- Born: October 12, 1846 Gioiosa Ionica, Province of Calabria, Kingdom of the Two Sicilies
- Died: 1918 Bagni di Lucca, Province of Lucca, Kingdom of Italy
- Scientific career
- Fields: Veterinary medicine Experimental biology
- Workplaces: University of Bologna University of Parma University of Pisa

= Vincenzo Colucci =

Italian academic veterinarian and pioneer in regeneration research (1846-1919)

Vincenzo Colucci (12 October 1846 – 1918) was an Italian veterinarian and zoologist.

He was born in Calabria in 1846, and, by the age of five, he had lost both parents (his father, an opponent of the repressive Bourbon rule in the Kingdom of the Two Sicilies, died in prison). His grandfather and uncle arranged for the orphan to have a sound classical education in the town of Cittanova, Calabria, after which he studied in the University of Naples. From there he went to the University of Bologna with the intention of becoming a medical doctor; however, he changed his plans and entered the veterinary school about 1870, where he worked there for the next 15 years, taking on positions of ever-increasing responsibility. In 1886, he joined veterinary faculty at the University of Parma until 1893, when he moved to the Veterinary school of the University of Pisa, remaining there until his death in 1918. In Cittanova, he is honored by a street named Via Vincenzo Colucci.

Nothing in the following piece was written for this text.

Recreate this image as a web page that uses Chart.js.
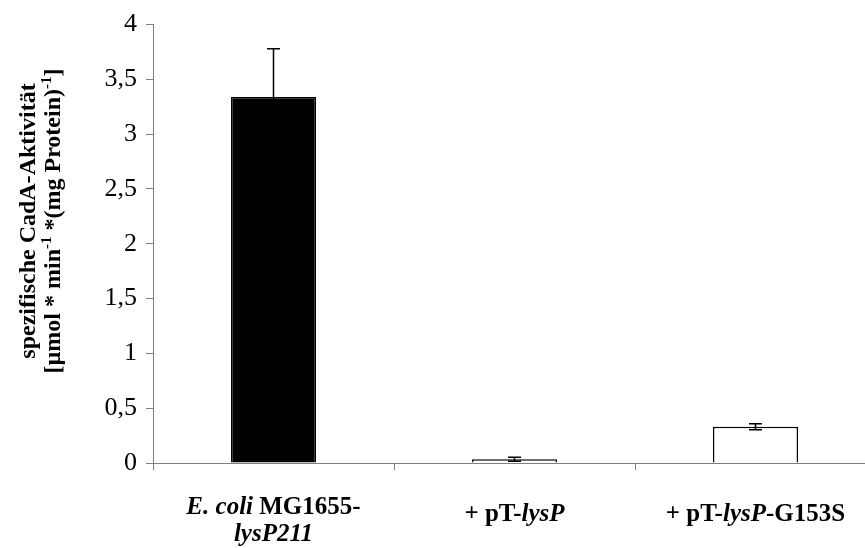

Although he usually dealt with normal and pathological histology of domestic animals, he published two papers on regeneration in salamanders. The first, in 1886, described the cellular events during regeneration of extirpated limbs and tails. The second, in 1891, demonstrated that the regenerating lens of the eye arises from the iris; three years later in Germany, Gustav Wolff (1894), without mentioning his Italian colleague, published exactly the same result; Emery (1896) suggested that Wolff learned of Colucci’s work from an abstract on page 174 of Zoologischer Jahresbericht für 1891 (1893), repeated the experiment, and passed it off as his own original discovery a year later. Even so, such lens regeneration has long been called Wolffian and not Coluccian. Significantly, Colucci’s regeneration studies were among the first to examine the phenomenon extensively at the cellular level of organization in any animal.